* [EXERCISE BRIEF]: Word for word, copy all the data and drop the pictures.

* [DATA BLOCK]:
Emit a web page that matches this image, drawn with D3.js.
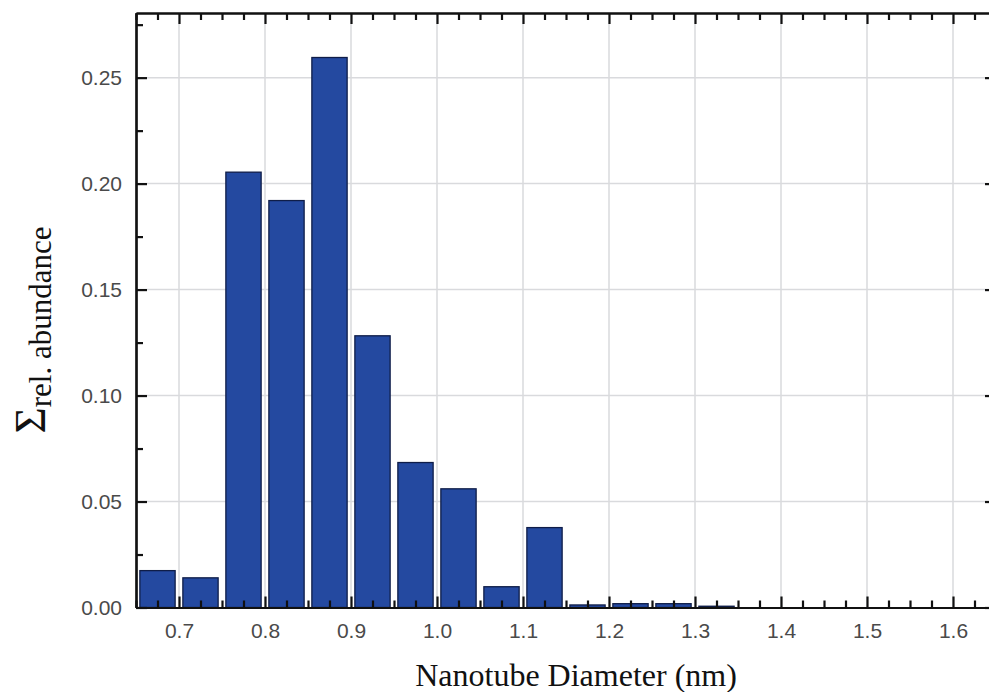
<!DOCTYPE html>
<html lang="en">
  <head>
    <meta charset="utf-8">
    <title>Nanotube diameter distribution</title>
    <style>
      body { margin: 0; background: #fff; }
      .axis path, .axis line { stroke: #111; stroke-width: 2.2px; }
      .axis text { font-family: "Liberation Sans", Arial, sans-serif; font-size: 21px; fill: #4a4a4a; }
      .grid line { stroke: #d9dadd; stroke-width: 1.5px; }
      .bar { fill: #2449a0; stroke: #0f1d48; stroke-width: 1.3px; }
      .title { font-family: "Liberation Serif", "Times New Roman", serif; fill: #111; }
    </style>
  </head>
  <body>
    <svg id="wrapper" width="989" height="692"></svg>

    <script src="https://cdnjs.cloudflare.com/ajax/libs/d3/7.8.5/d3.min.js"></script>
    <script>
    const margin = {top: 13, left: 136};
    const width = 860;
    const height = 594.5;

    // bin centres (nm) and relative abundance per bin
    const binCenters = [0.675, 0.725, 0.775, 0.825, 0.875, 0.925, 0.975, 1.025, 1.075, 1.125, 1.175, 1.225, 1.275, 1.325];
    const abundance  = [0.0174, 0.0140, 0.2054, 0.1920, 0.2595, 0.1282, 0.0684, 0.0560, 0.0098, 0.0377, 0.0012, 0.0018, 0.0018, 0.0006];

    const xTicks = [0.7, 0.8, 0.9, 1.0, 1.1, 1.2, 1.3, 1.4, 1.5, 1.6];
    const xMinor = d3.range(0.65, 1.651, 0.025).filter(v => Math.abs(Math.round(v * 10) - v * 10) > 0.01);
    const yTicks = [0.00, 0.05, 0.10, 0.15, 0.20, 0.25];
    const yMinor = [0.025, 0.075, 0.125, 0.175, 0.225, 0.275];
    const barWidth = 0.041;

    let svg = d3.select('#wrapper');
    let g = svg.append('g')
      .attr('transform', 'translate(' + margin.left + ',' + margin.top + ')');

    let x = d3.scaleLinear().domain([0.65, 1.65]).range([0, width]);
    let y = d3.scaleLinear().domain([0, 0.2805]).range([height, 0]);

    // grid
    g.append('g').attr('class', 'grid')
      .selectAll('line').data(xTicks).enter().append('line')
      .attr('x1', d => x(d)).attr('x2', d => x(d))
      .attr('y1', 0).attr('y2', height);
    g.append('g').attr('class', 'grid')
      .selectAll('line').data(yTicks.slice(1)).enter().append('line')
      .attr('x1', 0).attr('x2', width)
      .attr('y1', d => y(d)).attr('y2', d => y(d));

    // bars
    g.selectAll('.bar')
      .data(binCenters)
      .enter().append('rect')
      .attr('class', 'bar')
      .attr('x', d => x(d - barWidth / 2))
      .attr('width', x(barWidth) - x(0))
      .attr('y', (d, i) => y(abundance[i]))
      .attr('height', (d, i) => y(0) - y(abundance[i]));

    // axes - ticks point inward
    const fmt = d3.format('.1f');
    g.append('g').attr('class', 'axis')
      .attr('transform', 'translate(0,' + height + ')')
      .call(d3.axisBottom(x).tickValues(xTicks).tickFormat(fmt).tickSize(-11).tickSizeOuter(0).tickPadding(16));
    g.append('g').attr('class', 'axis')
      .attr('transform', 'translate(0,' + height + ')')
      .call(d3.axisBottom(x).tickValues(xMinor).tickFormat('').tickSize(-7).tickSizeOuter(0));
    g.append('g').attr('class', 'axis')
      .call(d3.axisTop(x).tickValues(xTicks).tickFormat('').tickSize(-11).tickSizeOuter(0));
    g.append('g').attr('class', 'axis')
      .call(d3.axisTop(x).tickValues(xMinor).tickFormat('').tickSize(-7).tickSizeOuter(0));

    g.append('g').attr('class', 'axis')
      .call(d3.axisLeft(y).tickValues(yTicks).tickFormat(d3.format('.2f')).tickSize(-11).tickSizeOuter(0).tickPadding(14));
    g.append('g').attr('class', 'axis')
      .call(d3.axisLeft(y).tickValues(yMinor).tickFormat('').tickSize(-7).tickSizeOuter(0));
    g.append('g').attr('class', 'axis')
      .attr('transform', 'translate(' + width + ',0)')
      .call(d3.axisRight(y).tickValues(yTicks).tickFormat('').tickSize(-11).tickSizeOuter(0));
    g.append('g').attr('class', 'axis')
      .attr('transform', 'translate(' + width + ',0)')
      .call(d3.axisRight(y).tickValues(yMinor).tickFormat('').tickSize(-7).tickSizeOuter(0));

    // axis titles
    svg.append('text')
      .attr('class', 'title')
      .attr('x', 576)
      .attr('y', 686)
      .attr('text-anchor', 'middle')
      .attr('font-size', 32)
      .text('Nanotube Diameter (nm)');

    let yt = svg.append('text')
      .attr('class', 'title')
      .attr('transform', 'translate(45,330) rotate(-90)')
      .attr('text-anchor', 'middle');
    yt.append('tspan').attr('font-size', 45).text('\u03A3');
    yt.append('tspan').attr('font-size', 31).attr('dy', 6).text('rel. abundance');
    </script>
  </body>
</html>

* [ANSWER BELOW]:
Emit a web page that matches this image, drawn with D3.js.
<!DOCTYPE html>
<html lang="en">
  <head>
    <meta charset="utf-8">
    <title>Nanotube diameter distribution</title>
    <style>
      body { margin: 0; background: #fff; }
      .axis path, .axis line { stroke: #111; stroke-width: 2.2px; }
      .axis text { font-family: "Liberation Sans", Arial, sans-serif; font-size: 21px; fill: #4a4a4a; }
      .grid line { stroke: #d9dadd; stroke-width: 1.5px; }
      .bar { fill: #2449a0; stroke: #0f1d48; stroke-width: 1.3px; }
      .title { font-family: "Liberation Serif", "Times New Roman", serif; fill: #111; }
    </style>
  </head>
  <body>
    <svg id="wrapper" width="989" height="692"></svg>

    <script src="https://cdnjs.cloudflare.com/ajax/libs/d3/7.8.5/d3.min.js"></script>
    <script>
    const margin = {top: 13, left: 136};
    const width = 860;
    const height = 594.5;

    // bin centres (nm) and relative abundance per bin
    const binCenters = [0.675, 0.725, 0.775, 0.825, 0.875, 0.925, 0.975, 1.025, 1.075, 1.125, 1.175, 1.225, 1.275, 1.325];
    const abundance  = [0.0174, 0.0140, 0.2054, 0.1920, 0.2595, 0.1282, 0.0684, 0.0560, 0.0098, 0.0377, 0.0012, 0.0018, 0.0018, 0.0006];

    const xTicks = [0.7, 0.8, 0.9, 1.0, 1.1, 1.2, 1.3, 1.4, 1.5, 1.6];
    const xMinor = d3.range(0.65, 1.651, 0.025).filter(v => Math.abs(Math.round(v * 10) - v * 10) > 0.01);
    const yTicks = [0.00, 0.05, 0.10, 0.15, 0.20, 0.25];
    const yMinor = [0.025, 0.075, 0.125, 0.175, 0.225, 0.275];
    const barWidth = 0.041;

    let svg = d3.select('#wrapper');
    let g = svg.append('g')
      .attr('transform', 'translate(' + margin.left + ',' + margin.top + ')');

    let x = d3.scaleLinear().domain([0.65, 1.65]).range([0, width]);
    let y = d3.scaleLinear().domain([0, 0.2805]).range([height, 0]);

    // grid
    g.append('g').attr('class', 'grid')
      .selectAll('line').data(xTicks).enter().append('line')
      .attr('x1', d => x(d)).attr('x2', d => x(d))
      .attr('y1', 0).attr('y2', height);
    g.append('g').attr('class', 'grid')
      .selectAll('line').data(yTicks.slice(1)).enter().append('line')
      .attr('x1', 0).attr('x2', width)
      .attr('y1', d => y(d)).attr('y2', d => y(d));

    // bars
    g.selectAll('.bar')
      .data(binCenters)
      .enter().append('rect')
      .attr('class', 'bar')
      .attr('x', d => x(d - barWidth / 2))
      .attr('width', x(barWidth) - x(0))
      .attr('y', (d, i) => y(abundance[i]))
      .attr('height', (d, i) => y(0) - y(abundance[i]));

    // axes - ticks point inward
    const fmt = d3.format('.1f');
    g.append('g').attr('class', 'axis')
      .attr('transform', 'translate(0,' + height + ')')
      .call(d3.axisBottom(x).tickValues(xTicks).tickFormat(fmt).tickSize(-11).tickSizeOuter(0).tickPadding(16));
    g.append('g').attr('class', 'axis')
      .attr('transform', 'translate(0,' + height + ')')
      .call(d3.axisBottom(x).tickValues(xMinor).tickFormat('').tickSize(-7).tickSizeOuter(0));
    g.append('g').attr('class', 'axis')
      .call(d3.axisTop(x).tickValues(xTicks).tickFormat('').tickSize(-11).tickSizeOuter(0));
    g.append('g').attr('class', 'axis')
      .call(d3.axisTop(x).tickValues(xMinor).tickFormat('').tickSize(-7).tickSizeOuter(0));

    g.append('g').attr('class', 'axis')
      .call(d3.axisLeft(y).tickValues(yTicks).tickFormat(d3.format('.2f')).tickSize(-11).tickSizeOuter(0).tickPadding(14));
    g.append('g').attr('class', 'axis')
      .call(d3.axisLeft(y).tickValues(yMinor).tickFormat('').tickSize(-7).tickSizeOuter(0));
    g.append('g').attr('class', 'axis')
      .attr('transform', 'translate(' + width + ',0)')
      .call(d3.axisRight(y).tickValues(yTicks).tickFormat('').tickSize(-11).tickSizeOuter(0));
    g.append('g').attr('class', 'axis')
      .attr('transform', 'translate(' + width + ',0)')
      .call(d3.axisRight(y).tickValues(yMinor).tickFormat('').tickSize(-7).tickSizeOuter(0));

    // axis titles
    svg.append('text')
      .attr('class', 'title')
      .attr('x', 576)
      .attr('y', 686)
      .attr('text-anchor', 'middle')
      .attr('font-size', 32)
      .text('Nanotube Diameter (nm)');

    let yt = svg.append('text')
      .attr('class', 'title')
      .attr('transform', 'translate(45,330) rotate(-90)')
      .attr('text-anchor', 'middle');
    yt.append('tspan').attr('font-size', 45).text('\u03A3');
    yt.append('tspan').attr('font-size', 31).attr('dy', 6).text('rel. abundance');
    </script>
  </body>
</html>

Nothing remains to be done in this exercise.